CLD2 probabilistically detects over 80 languages in Unicode UTF-8 text, either plain text or HTML/XML. Legacy encodings must be converted to valid UTF-8 by the caller. For mixed-language input, CLD2 returns the top three languages found and their approximate percentages of the total text bytes (e.g. 80% English and 20% French out of 1000 bytes of text means about 800 bytes of English and 200 bytes of French). Optionally, it also returns a vector of text spans with the language of each identified. This may be useful for applying different spelling-correction dictionaries or different machine translation requests to each span. The design target is web pages of at least 200 characters (about two sentences); CLD2 is not designed to do well on very short text, lists of proper names, part numbers, etc.
These 83 languages are detected:
Afrikaans Albanian Arabic Armenian Azerbaijani Basque Belarusian Bengali Bihari Bulgarian Catalan Cebuano Cherokee Croatian Czech Chinese Chinese_T Danish Dhivehi Dutch English Estonian Finnish French Galician Ganda Georgian German Greek Gujarati Haitian_Creole Hebrew Hindi Hmong Hungarian Icelandic Indonesian Inuktitut Irish Italian Javanese Japanese Kannada Khmer Kinyarwanda Korean Laothian Latvian Limbu Lithuanian Macedonian Malay Malayalam Maltese Marathi Nepali Norwegian Oriya Persian Polish Portuguese Punjabi Romanian Russian Scots_Gaelic Serbian Sinhalese Slovak Slovenian Spanish Swahili Swedish Syriac Tagalog Tamil Telugu Thai Turkish Ukrainian Urdu Vietnamese Welsh Yiddish.
Classification & Scoring. CLD2 is a Naïve Bayesian classifier, using one of three different token algorithms. For Unicode scripts such as Greek and Thai that map one-to-one to detected languages, the script defines the result. For the 80,000+ character Han script and its CJK combination with Hiragana, Katakana, and Hangul scripts, single letters (unigrams) are scored. For all other scripts, sequences of four letters (quadgrams) are scored.
Scoring is done exclusively on lowercased Unicode letters and marks, after expanding HTML entities &xyz; and after deleting digits, punctuation, and <tags>. Quadgram word beginnings and endings (indicated here by underscore) are explicitly used, so the word _look_ scores differently from the word-beginning _look or the mid-word look. Quadgram single-letter “words” are completely ignored. For each letter sequence, the scoring uses the 3-6 most likely languages and their quantized log probabilities. The training corpus is manually constructed from chosen web pages for each language, then augmented by careful automated scraping of over 100M additional web pages.

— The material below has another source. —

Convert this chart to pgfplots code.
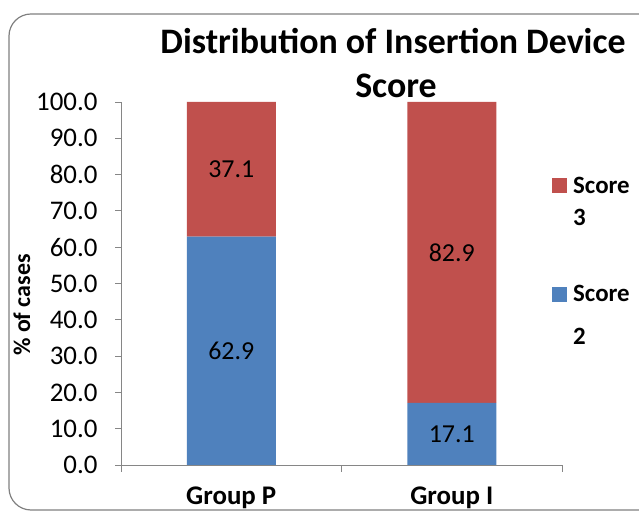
\documentclass[border=0pt]{standalone}
\usepackage{fontspec}
\setmainfont{Carlito}
\usepackage{pgfplots}
\pgfplotsset{compat=1.18}
\definecolor{xblue}{HTML}{4F81BD}
\definecolor{xred}{HTML}{C0504D}
\definecolor{axgray}{HTML}{868686}
\definecolor{bordergray}{HTML}{808080}
\begin{document}
\begin{tikzpicture}[x=1bp,y=1bp]
\useasboundingbox (0,0) rectangle (639,518);
\draw[bordergray, line width=1.2bp, rounded corners=22bp] (9,8) rectangle (670,504);
\begin{axis}[
  at={(121bp,53bp)}, anchor=south west,
  scale only axis, width=441bp, height=363bp,
  xmin=-0.5, xmax=1.5, ymin=0, ymax=100,
  enlargelimits=false,
  ybar stacked, bar width=89bp,
  axis x line*=bottom, axis y line*=left,
  axis line style={axgray, line width=0.8bp, -},
  xtick={0,1}, xticklabels={Group P, Group I},
  xticklabel style={font=\fontsize{27}{30}\selectfont\bfseries, yshift=-12bp},
  major x tick style={draw=none},
  minor xtick={-0.5,0.5,1.5},
  tick align=outside,
  minor tick length=7bp, major tick length=6bp,
  ytick={0,10,...,100},
  yticklabel style={font=\fontsize{27}{30}\selectfont, xshift=-14bp,
    /pgf/number format/.cd, fixed, fixed zerofill, precision=1, assume math mode=true},
  tick style={axgray, line width=0.8bp},
  clip=false,
  visualization depends on={rawy \as \rawy},
  nodes near coords={\pgfmathprintnumber[fixed,fixed zerofill,precision=1,assume math mode=true]{\rawy}},
  every node near coord/.append style={anchor=center, font=\fontsize{26}{30}\selectfont, text=black},
]
\addplot[fill=xblue, draw=none] coordinates {(0,62.9) (1,17.1)};
\addplot[fill=xred, draw=none] coordinates {(0,37.1) (1,82.9)};
\end{axis}
\node[anchor=base, font=\fontsize{36}{40}\selectfont\bfseries] at (393,464) {Distribution of Insertion Device};
\node[anchor=base, font=\fontsize{36}{40}\selectfont\bfseries] at (396,420) {Score};
\node[rotate=90, font=\fontsize{24}{28}\selectfont\bfseries] at (22,213) {\% of cases};
\fill[xred] (552,325) rectangle (567,340);
\node[anchor=base west, inner sep=0pt, font=\fontsize{25}{28}\selectfont\bfseries] at (573,324) {Score};
\node[anchor=base west, inner sep=0pt, font=\fontsize{25}{28}\selectfont\bfseries] at (573,292) {3};
\fill[xblue] (552,216) rectangle (567,231);
\node[anchor=base west, inner sep=0pt, font=\fontsize{25}{28}\selectfont\bfseries] at (573,216) {Score};
\node[anchor=base west, inner sep=0pt, font=\fontsize{25}{28}\selectfont\bfseries] at (573,173) {2};
\end{tikzpicture}
\end{document}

Several embellishments improve the basic algorithm:
Hints. Several hints can be supplied. Because these can be inaccurate on web pages, they are just hints -- they add a bias but do not force a specific language to be the detection result. The hints include:
Optimized for space and speed. The table-driven extraction of letter sequences and table-driven scoring is highly optimized for both space and speed, running about 10x faster than other detectors and covering over 70 languages in 1.8MB of x86 code and tables. The main quadgram lookup table consists of 256K four-byte entries, covering about 50 languages. Detection over the average web page of 30KB (half tags/digits/punctuation, half letters) takes roughly 1 msec on a current x86 processor.
CLD2 is an update of the original CLD, adding more languages, updating to Unicode 6.2 characters, improving scoring, and adding the optional output vector of labelled language spans.